> A run of records:
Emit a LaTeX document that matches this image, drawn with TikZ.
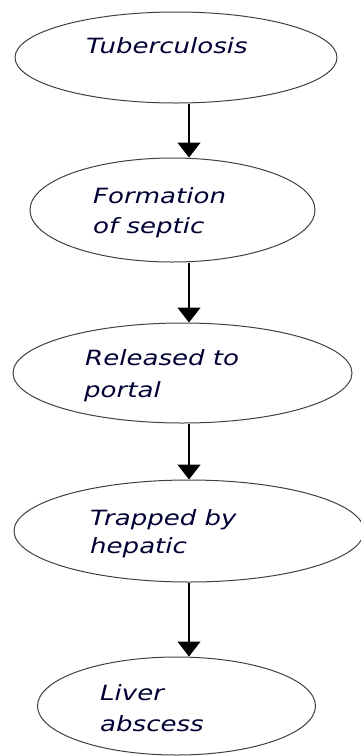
\documentclass[tikz,border=0pt]{standalone}
\usepackage{fontspec}
\setmainfont{DejaVu Sans}
\newfontfamily\lblfont[FakeStretch=1.24]{DejaVu Sans}
\usetikzlibrary{shapes.geometric,arrows.meta}
\begin{document}
\begin{tikzpicture}[x=1pt,y=1pt,
  oval/.style={ellipse,draw=black!75,line width=1pt,inner sep=0pt},
  lbl/.style={anchor=base west,inner sep=0pt,font=\lblfont\itshape\fontsize{21}{30}\selectfont,text=black!80!blue,align=left},
  flow/.style={line width=1.3pt,-{Triangle[width=23pt,length=15pt]}}]
\useasboundingbox (0,0) rectangle (361,-756);
\clip (0,0) rectangle (361,-756);
\coordinate (ax) at (189,0);
\node[oval,minimum width=322pt,minimum height=91pt] (e1) at (176,-57.5) {};
\node[oval,minimum width=285pt,minimum height=104pt] (e2) at (172.5,-210) {};
\node[oval,minimum width=339pt,minimum height=100pt] (e3) at (182.5,-373) {};
\node[oval,minimum width=350pt,minimum height=102pt] (e4) at (189,-531) {};
\node[oval,minimum width=278pt,minimum height=98pt] (e5) at (176.5,-706) {};
\node[lbl] (t1) at (86,-53) {Tuberculosis};
\node[lbl] (t2a) at (93,-203) {Formation};
\node[lbl] (t2b) at (93,-233) {of septic};
\node[lbl] (t3a) at (85,-365) {Released to};
\node[lbl] (t3b) at (84,-397) {portal};
\node[lbl] (t4a) at (90,-525) {Trapped by};
\node[lbl] (t4b) at (90,-553) {hepatic};
\node[lbl] (t5a) at (100,-700) {Liver};
\node[lbl] (t5b) at (100,-731) {abscess};
\draw[flow] (e1.south -| ax) -- (e2.north -| ax);
\draw[flow] (e2.south -| ax) -- (e3.north -| ax);
\draw[flow] (e3.south -| ax) -- (e4.north -| ax);
\draw[flow] (e4.south -| ax) -- (e5.north -| ax);
\end{tikzpicture}
\end{document}
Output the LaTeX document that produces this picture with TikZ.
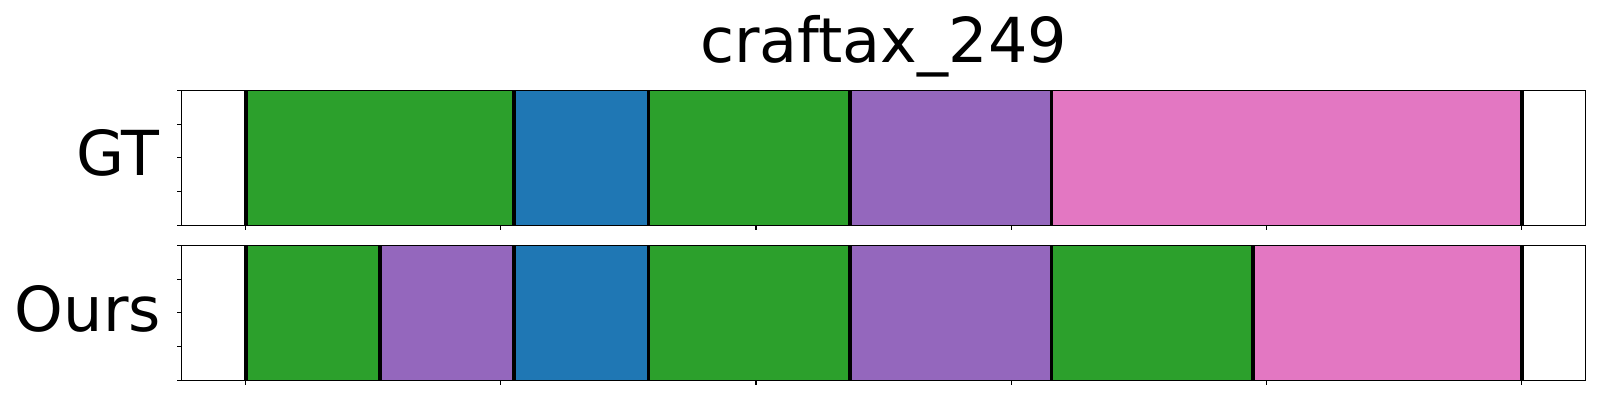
\documentclass[tikz,border=0pt]{standalone}
\usepackage{fontspec}
\setmainfont{DejaVu Sans}
\definecolor{tgreen}{HTML}{2CA02C}
\definecolor{tblue}{HTML}{1F77B4}
\definecolor{tpurple}{HTML}{9467BD}
\definecolor{tpink}{HTML}{E377C2}
\tikzset{
  frame/.style={draw=black, line width=1.1pt},
  bnd/.style={draw=black, line width=3.8pt},
  tickmark/.style={draw=black, line width=1.1pt},
  lbl/.style={font=\fontsize{62}{62}\selectfont, inner sep=0pt},
}
\begin{document}
\begin{tikzpicture}[x=1pt,y=-1pt]
\useasboundingbox (0,0) rectangle (1600,400);
\def\xo{245.6}
\def\u{67.16}
\def\xl{181.7}
\def\xr{1585.5}
% top axis (GT)
\def\ta{90.3}\def\tb{225.3}
\foreach \a/\b/\c in {0/4/tgreen,4/6/tblue,6/9/tgreen,9/12/tpurple,12/19/tpink}
  {\fill[\c] ({\xo+\a*\u},\ta) rectangle ({\xo+\b*\u},\tb);}
\foreach \n in {0,4,6,9,12,19}
  {\draw[bnd] ({\xo+\n*\u},\ta) -- ({\xo+\n*\u},\tb);}
\draw[frame] (\xl,\ta) rectangle (\xr,\tb);
\foreach \k in {0,...,5}
  {\draw[tickmark] ({\xo+\k*255.2},\tb) -- ++(0,5);}
\foreach \j in {0,...,4}
  {\draw[tickmark] (\xl,{\ta+\j*33.75}) -- ++(-5,0);}
% bottom axis (Ours)
\def\ba{245.3}\def\bb{380.3}
\foreach \a/\b/\c in {0/2/tgreen,2/4/tpurple,4/6/tblue,6/9/tgreen,9/12/tpurple,12/15/tgreen,15/19/tpink}
  {\fill[\c] ({\xo+\a*\u},\ba) rectangle ({\xo+\b*\u},\bb);}
\foreach \n in {0,2,4,6,9,12,15,19}
  {\draw[bnd] ({\xo+\n*\u},\ba) -- ({\xo+\n*\u},\bb);}
\draw[frame] (\xl,\ba) rectangle (\xr,\bb);
\foreach \k in {0,...,5}
  {\draw[tickmark] ({\xo+\k*255.2},\bb) -- ++(0,5);}
\foreach \j in {0,...,4}
  {\draw[tickmark] (\xl,{\ba+\j*33.75}) -- ++(-5,0);}
% labels
\node[lbl, anchor=base] (title) at (883.6,62.7) {craftax\_249};
\node[lbl, anchor=base east] (gt) at (160,175) {GT};
\node[lbl, anchor=base east] (ours) at (161,331) {Ours};
\end{tikzpicture}
\end{document}
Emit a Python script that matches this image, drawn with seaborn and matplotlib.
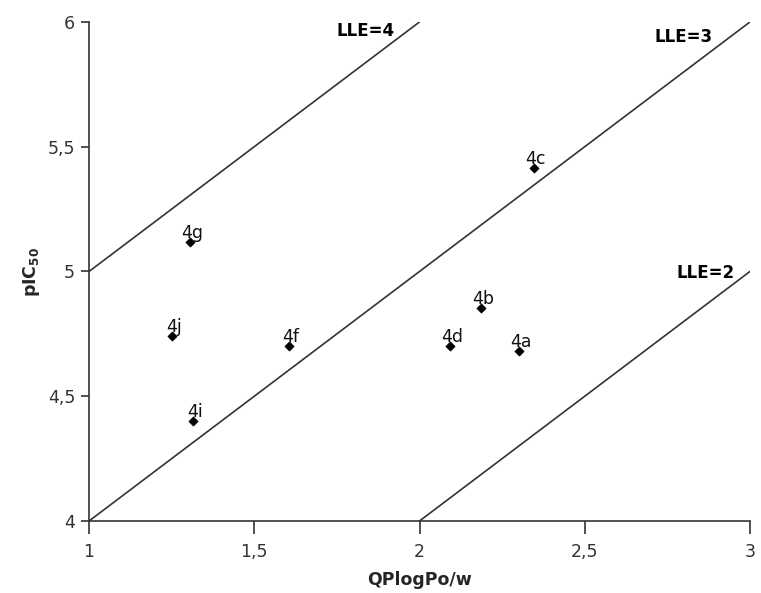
import matplotlib
matplotlib.use("Agg")
import matplotlib.pyplot as plt
import matplotlib.ticker as mticker
import numpy as np
import pandas as pd
import seaborn as sns

compounds = ["4a", "4b", "4c", "4d", "4f", "4g", "4i", "4j"]
qplogpow = [2.30, 2.186, 2.345, 2.092, 1.605, 1.306, 1.315, 1.251]
pic50 = [4.68, 4.854, 5.415, 4.70, 4.70, 5.118, 4.40, 4.741]
lle_values = [4, 3, 2]
lle_label_pos = [(1.925, 5.965), (2.888, 5.94), (2.955, 4.995)]
xticks = [1, 1.5, 2, 2.5, 3]
yticks = [4, 4.5, 5, 5.5, 6]

sns.set_theme(style="ticks")
plt.rcParams['font.family'] = ['DejaVu Sans']

df = pd.DataFrame({"x": qplogpow, "y": pic50, "name": compounds})

fig = plt.figure(figsize=(7.61, 5.93), dpi=100)
ax = fig.add_axes([0.117, 0.1214, 0.8685, 0.8416])

xmin, xmax, ymin, ymax = 1, 3, 4, 6
for lle in lle_values:
    x0 = max(xmin, ymin - lle)
    x1 = min(xmax, ymax - lle)
    xs = np.array([x0, x1])
    ax.plot(xs, xs + lle, color="#333333", lw=1.2, zorder=1)

sns.scatterplot(data=df, x="x", y="y", marker="D", s=22, color="black",
                edgecolor="black", linewidth=0.5, ax=ax, zorder=3)

for _, r in df.iterrows():
    ax.text(r["x"] + 0.006, r["y"] + 0.016, r["name"], ha="center", va="baseline",
            fontsize=12.5, color="#111111", zorder=4)

for lle, (lx, ly) in zip(lle_values, lle_label_pos):
    ax.text(lx, ly, f"LLE={lle}", ha="right", va="center", fontsize=12,
            fontweight="bold", color="black")

ax.set_xlim(xmin, xmax)
ax.set_ylim(ymin, ymax)
ax.set_xticks(xticks)
ax.set_yticks(yticks)
fmt = mticker.FuncFormatter(lambda v, p: (f"{v:g}").replace(".", ","))
ax.xaxis.set_major_formatter(fmt)
ax.yaxis.set_major_formatter(fmt)
ax.tick_params(axis="x", length=9, width=1.2, labelsize=12.5, colors="#333333", pad=7)
ax.tick_params(axis="y", length=6, width=1.2, labelsize=12.5, colors="#333333", pad=4)
ax.set_xlabel("QPlogPo/w", fontsize=12.5, fontweight="bold", labelpad=7)
ax.set_ylabel("pIC$_{\\mathbf{50}}$", fontsize=12.5, fontweight="bold", labelpad=4)
for s in ["top", "right"]:
    ax.spines[s].set_visible(False)
for s in ["left", "bottom"]:
    ax.spines[s].set_color("#333333")
    ax.spines[s].set_linewidth(1.2)

fig.savefig("out.png", dpi=100)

> TASK TO CARRY OUT: Return the entries unchanged, save for the pictures, which do not belong in the copy.

> RESULT OF THIS EXERCISE:
Emit a LaTeX document that matches this image, drawn with TikZ.
\documentclass[tikz,border=0pt]{standalone}
\usepackage{fontspec}
\setmainfont{DejaVu Sans}
\newfontfamily\lblfont[FakeStretch=1.24]{DejaVu Sans}
\usetikzlibrary{shapes.geometric,arrows.meta}
\begin{document}
\begin{tikzpicture}[x=1pt,y=1pt,
  oval/.style={ellipse,draw=black!75,line width=1pt,inner sep=0pt},
  lbl/.style={anchor=base west,inner sep=0pt,font=\lblfont\itshape\fontsize{21}{30}\selectfont,text=black!80!blue,align=left},
  flow/.style={line width=1.3pt,-{Triangle[width=23pt,length=15pt]}}]
\useasboundingbox (0,0) rectangle (361,-756);
\clip (0,0) rectangle (361,-756);
\coordinate (ax) at (189,0);
\node[oval,minimum width=322pt,minimum height=91pt] (e1) at (176,-57.5) {};
\node[oval,minimum width=285pt,minimum height=104pt] (e2) at (172.5,-210) {};
\node[oval,minimum width=339pt,minimum height=100pt] (e3) at (182.5,-373) {};
\node[oval,minimum width=350pt,minimum height=102pt] (e4) at (189,-531) {};
\node[oval,minimum width=278pt,minimum height=98pt] (e5) at (176.5,-706) {};
\node[lbl] (t1) at (86,-53) {Tuberculosis};
\node[lbl] (t2a) at (93,-203) {Formation};
\node[lbl] (t2b) at (93,-233) {of septic};
\node[lbl] (t3a) at (85,-365) {Released to};
\node[lbl] (t3b) at (84,-397) {portal};
\node[lbl] (t4a) at (90,-525) {Trapped by};
\node[lbl] (t4b) at (90,-553) {hepatic};
\node[lbl] (t5a) at (100,-700) {Liver};
\node[lbl] (t5b) at (100,-731) {abscess};
\draw[flow] (e1.south -| ax) -- (e2.north -| ax);
\draw[flow] (e2.south -| ax) -- (e3.north -| ax);
\draw[flow] (e3.south -| ax) -- (e4.north -| ax);
\draw[flow] (e4.south -| ax) -- (e5.north -| ax);
\end{tikzpicture}
\end{document}
Output the LaTeX document that produces this picture with TikZ.
\documentclass[tikz,border=0pt]{standalone}
\usepackage{fontspec}
\setmainfont{DejaVu Sans}
\definecolor{tgreen}{HTML}{2CA02C}
\definecolor{tblue}{HTML}{1F77B4}
\definecolor{tpurple}{HTML}{9467BD}
\definecolor{tpink}{HTML}{E377C2}
\tikzset{
  frame/.style={draw=black, line width=1.1pt},
  bnd/.style={draw=black, line width=3.8pt},
  tickmark/.style={draw=black, line width=1.1pt},
  lbl/.style={font=\fontsize{62}{62}\selectfont, inner sep=0pt},
}
\begin{document}
\begin{tikzpicture}[x=1pt,y=-1pt]
\useasboundingbox (0,0) rectangle (1600,400);
\def\xo{245.6}
\def\u{67.16}
\def\xl{181.7}
\def\xr{1585.5}
% top axis (GT)
\def\ta{90.3}\def\tb{225.3}
\foreach \a/\b/\c in {0/4/tgreen,4/6/tblue,6/9/tgreen,9/12/tpurple,12/19/tpink}
  {\fill[\c] ({\xo+\a*\u},\ta) rectangle ({\xo+\b*\u},\tb);}
\foreach \n in {0,4,6,9,12,19}
  {\draw[bnd] ({\xo+\n*\u},\ta) -- ({\xo+\n*\u},\tb);}
\draw[frame] (\xl,\ta) rectangle (\xr,\tb);
\foreach \k in {0,...,5}
  {\draw[tickmark] ({\xo+\k*255.2},\tb) -- ++(0,5);}
\foreach \j in {0,...,4}
  {\draw[tickmark] (\xl,{\ta+\j*33.75}) -- ++(-5,0);}
% bottom axis (Ours)
\def\ba{245.3}\def\bb{380.3}
\foreach \a/\b/\c in {0/2/tgreen,2/4/tpurple,4/6/tblue,6/9/tgreen,9/12/tpurple,12/15/tgreen,15/19/tpink}
  {\fill[\c] ({\xo+\a*\u},\ba) rectangle ({\xo+\b*\u},\bb);}
\foreach \n in {0,2,4,6,9,12,15,19}
  {\draw[bnd] ({\xo+\n*\u},\ba) -- ({\xo+\n*\u},\bb);}
\draw[frame] (\xl,\ba) rectangle (\xr,\bb);
\foreach \k in {0,...,5}
  {\draw[tickmark] ({\xo+\k*255.2},\bb) -- ++(0,5);}
\foreach \j in {0,...,4}
  {\draw[tickmark] (\xl,{\ba+\j*33.75}) -- ++(-5,0);}
% labels
\node[lbl, anchor=base] (title) at (883.6,62.7) {craftax\_249};
\node[lbl, anchor=base east] (gt) at (160,175) {GT};
\node[lbl, anchor=base east] (ours) at (161,331) {Ours};
\end{tikzpicture}
\end{document}
Emit a Python script that matches this image, drawn with seaborn and matplotlib.
import matplotlib
matplotlib.use("Agg")
import matplotlib.pyplot as plt
import matplotlib.ticker as mticker
import numpy as np
import pandas as pd
import seaborn as sns

compounds = ["4a", "4b", "4c", "4d", "4f", "4g", "4i", "4j"]
qplogpow = [2.30, 2.186, 2.345, 2.092, 1.605, 1.306, 1.315, 1.251]
pic50 = [4.68, 4.854, 5.415, 4.70, 4.70, 5.118, 4.40, 4.741]
lle_values = [4, 3, 2]
lle_label_pos = [(1.925, 5.965), (2.888, 5.94), (2.955, 4.995)]
xticks = [1, 1.5, 2, 2.5, 3]
yticks = [4, 4.5, 5, 5.5, 6]

sns.set_theme(style="ticks")
plt.rcParams['font.family'] = ['DejaVu Sans']

df = pd.DataFrame({"x": qplogpow, "y": pic50, "name": compounds})

fig = plt.figure(figsize=(7.61, 5.93), dpi=100)
ax = fig.add_axes([0.117, 0.1214, 0.8685, 0.8416])

xmin, xmax, ymin, ymax = 1, 3, 4, 6
for lle in lle_values:
    x0 = max(xmin, ymin - lle)
    x1 = min(xmax, ymax - lle)
    xs = np.array([x0, x1])
    ax.plot(xs, xs + lle, color="#333333", lw=1.2, zorder=1)

sns.scatterplot(data=df, x="x", y="y", marker="D", s=22, color="black",
                edgecolor="black", linewidth=0.5, ax=ax, zorder=3)

for _, r in df.iterrows():
    ax.text(r["x"] + 0.006, r["y"] + 0.016, r["name"], ha="center", va="baseline",
            fontsize=12.5, color="#111111", zorder=4)

for lle, (lx, ly) in zip(lle_values, lle_label_pos):
    ax.text(lx, ly, f"LLE={lle}", ha="right", va="center", fontsize=12,
            fontweight="bold", color="black")

ax.set_xlim(xmin, xmax)
ax.set_ylim(ymin, ymax)
ax.set_xticks(xticks)
ax.set_yticks(yticks)
fmt = mticker.FuncFormatter(lambda v, p: (f"{v:g}").replace(".", ","))
ax.xaxis.set_major_formatter(fmt)
ax.yaxis.set_major_formatter(fmt)
ax.tick_params(axis="x", length=9, width=1.2, labelsize=12.5, colors="#333333", pad=7)
ax.tick_params(axis="y", length=6, width=1.2, labelsize=12.5, colors="#333333", pad=4)
ax.set_xlabel("QPlogPo/w", fontsize=12.5, fontweight="bold", labelpad=7)
ax.set_ylabel("pIC$_{\\mathbf{50}}$", fontsize=12.5, fontweight="bold", labelpad=4)
for s in ["top", "right"]:
    ax.spines[s].set_visible(False)
for s in ["left", "bottom"]:
    ax.spines[s].set_color("#333333")
    ax.spines[s].set_linewidth(1.2)

fig.savefig("out.png", dpi=100)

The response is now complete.